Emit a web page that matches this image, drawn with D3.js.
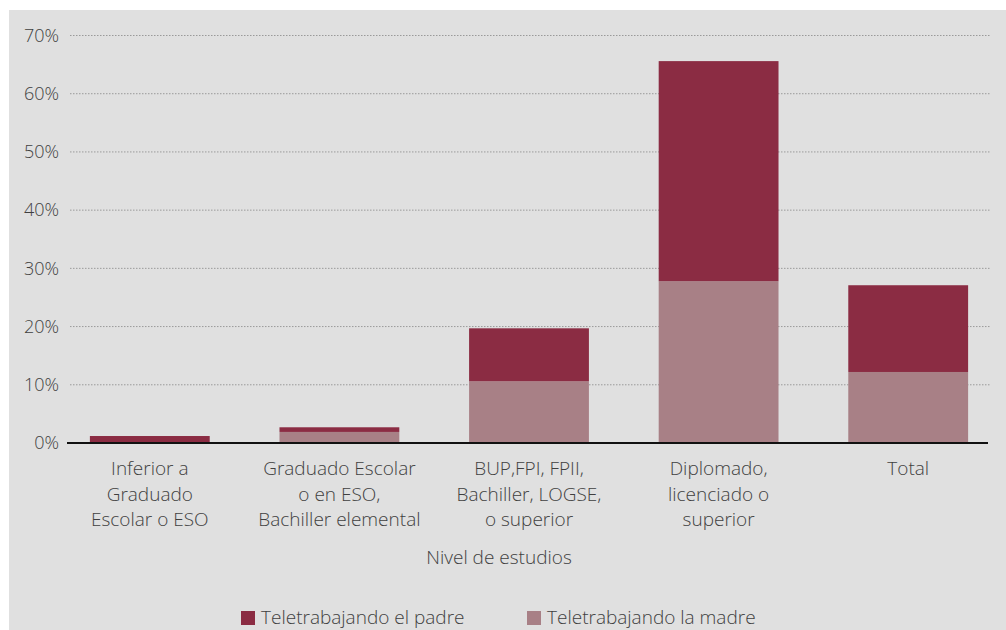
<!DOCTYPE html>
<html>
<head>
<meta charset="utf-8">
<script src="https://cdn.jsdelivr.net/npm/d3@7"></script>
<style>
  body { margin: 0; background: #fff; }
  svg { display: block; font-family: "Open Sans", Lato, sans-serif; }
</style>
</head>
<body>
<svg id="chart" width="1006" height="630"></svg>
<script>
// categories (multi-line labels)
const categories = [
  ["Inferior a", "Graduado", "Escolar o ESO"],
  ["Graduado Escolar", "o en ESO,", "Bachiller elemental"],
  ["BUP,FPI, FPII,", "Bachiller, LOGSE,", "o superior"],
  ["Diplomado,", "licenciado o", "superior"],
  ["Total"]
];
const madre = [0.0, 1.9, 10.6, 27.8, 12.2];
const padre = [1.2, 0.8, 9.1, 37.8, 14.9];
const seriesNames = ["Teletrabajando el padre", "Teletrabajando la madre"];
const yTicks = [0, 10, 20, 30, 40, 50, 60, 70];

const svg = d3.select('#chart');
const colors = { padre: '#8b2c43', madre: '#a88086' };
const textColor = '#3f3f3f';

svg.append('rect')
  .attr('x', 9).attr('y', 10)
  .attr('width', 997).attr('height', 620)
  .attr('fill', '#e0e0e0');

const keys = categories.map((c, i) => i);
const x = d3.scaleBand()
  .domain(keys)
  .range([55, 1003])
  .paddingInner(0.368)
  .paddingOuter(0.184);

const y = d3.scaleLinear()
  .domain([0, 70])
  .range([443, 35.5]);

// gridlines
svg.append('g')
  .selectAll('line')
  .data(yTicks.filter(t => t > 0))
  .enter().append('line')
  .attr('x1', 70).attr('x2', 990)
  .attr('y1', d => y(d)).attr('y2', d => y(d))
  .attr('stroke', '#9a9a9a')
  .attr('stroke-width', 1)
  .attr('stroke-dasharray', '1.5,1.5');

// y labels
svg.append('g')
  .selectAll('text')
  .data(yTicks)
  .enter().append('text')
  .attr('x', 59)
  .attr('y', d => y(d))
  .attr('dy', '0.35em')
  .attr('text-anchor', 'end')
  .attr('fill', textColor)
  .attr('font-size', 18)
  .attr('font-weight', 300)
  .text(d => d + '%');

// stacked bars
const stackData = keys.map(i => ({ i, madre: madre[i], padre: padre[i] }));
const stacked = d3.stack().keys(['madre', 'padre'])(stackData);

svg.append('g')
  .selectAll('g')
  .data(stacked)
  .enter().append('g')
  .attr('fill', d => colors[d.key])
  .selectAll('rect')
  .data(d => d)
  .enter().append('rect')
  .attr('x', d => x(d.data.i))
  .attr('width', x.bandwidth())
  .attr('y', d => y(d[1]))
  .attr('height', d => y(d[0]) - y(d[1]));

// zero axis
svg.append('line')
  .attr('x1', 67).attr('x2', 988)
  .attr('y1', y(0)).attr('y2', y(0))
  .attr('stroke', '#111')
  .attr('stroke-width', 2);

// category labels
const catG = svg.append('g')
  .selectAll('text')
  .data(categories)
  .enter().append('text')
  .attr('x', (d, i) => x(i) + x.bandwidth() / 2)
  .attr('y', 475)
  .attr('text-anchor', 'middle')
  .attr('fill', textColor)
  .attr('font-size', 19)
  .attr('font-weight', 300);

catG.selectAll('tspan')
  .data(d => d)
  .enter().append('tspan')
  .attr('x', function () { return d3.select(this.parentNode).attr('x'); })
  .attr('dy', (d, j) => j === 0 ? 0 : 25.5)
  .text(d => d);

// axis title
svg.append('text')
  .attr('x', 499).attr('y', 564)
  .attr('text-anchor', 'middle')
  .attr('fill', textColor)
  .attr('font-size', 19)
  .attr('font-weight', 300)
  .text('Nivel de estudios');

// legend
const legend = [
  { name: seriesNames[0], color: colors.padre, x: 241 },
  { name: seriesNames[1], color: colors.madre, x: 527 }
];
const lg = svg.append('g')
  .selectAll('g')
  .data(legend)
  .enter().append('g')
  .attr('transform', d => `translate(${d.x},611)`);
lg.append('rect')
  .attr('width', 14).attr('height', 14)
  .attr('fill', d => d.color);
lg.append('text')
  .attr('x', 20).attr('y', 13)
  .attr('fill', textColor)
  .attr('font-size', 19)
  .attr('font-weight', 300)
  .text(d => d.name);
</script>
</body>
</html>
============
» WRITTEN EXERCISE
From the first line of the listing above, repeat every line through the one holding "const stacked = d3.stack().keys(['madre', 'padre'])(stackData);". Both ends count, and pictures stay out.

» PROBLEM SOLUTION
Emit a web page that matches this image, drawn with D3.js.
<!DOCTYPE html>
<html>
<head>
<meta charset="utf-8">
<script src="https://cdn.jsdelivr.net/npm/d3@7"></script>
<style>
  body { margin: 0; background: #fff; }
  svg { display: block; font-family: "Open Sans", Lato, sans-serif; }
</style>
</head>
<body>
<svg id="chart" width="1006" height="630"></svg>
<script>
// categories (multi-line labels)
const categories = [
  ["Inferior a", "Graduado", "Escolar o ESO"],
  ["Graduado Escolar", "o en ESO,", "Bachiller elemental"],
  ["BUP,FPI, FPII,", "Bachiller, LOGSE,", "o superior"],
  ["Diplomado,", "licenciado o", "superior"],
  ["Total"]
];
const madre = [0.0, 1.9, 10.6, 27.8, 12.2];
const padre = [1.2, 0.8, 9.1, 37.8, 14.9];
const seriesNames = ["Teletrabajando el padre", "Teletrabajando la madre"];
const yTicks = [0, 10, 20, 30, 40, 50, 60, 70];

const svg = d3.select('#chart');
const colors = { padre: '#8b2c43', madre: '#a88086' };
const textColor = '#3f3f3f';

svg.append('rect')
  .attr('x', 9).attr('y', 10)
  .attr('width', 997).attr('height', 620)
  .attr('fill', '#e0e0e0');

const keys = categories.map((c, i) => i);
const x = d3.scaleBand()
  .domain(keys)
  .range([55, 1003])
  .paddingInner(0.368)
  .paddingOuter(0.184);

const y = d3.scaleLinear()
  .domain([0, 70])
  .range([443, 35.5]);

// gridlines
svg.append('g')
  .selectAll('line')
  .data(yTicks.filter(t => t > 0))
  .enter().append('line')
  .attr('x1', 70).attr('x2', 990)
  .attr('y1', d => y(d)).attr('y2', d => y(d))
  .attr('stroke', '#9a9a9a')
  .attr('stroke-width', 1)
  .attr('stroke-dasharray', '1.5,1.5');

// y labels
svg.append('g')
  .selectAll('text')
  .data(yTicks)
  .enter().append('text')
  .attr('x', 59)
  .attr('y', d => y(d))
  .attr('dy', '0.35em')
  .attr('text-anchor', 'end')
  .attr('fill', textColor)
  .attr('font-size', 18)
  .attr('font-weight', 300)
  .text(d => d + '%');

// stacked bars
const stackData = keys.map(i => ({ i, madre: madre[i], padre: padre[i] }));
const stacked = d3.stack().keys(['madre', 'padre'])(stackData);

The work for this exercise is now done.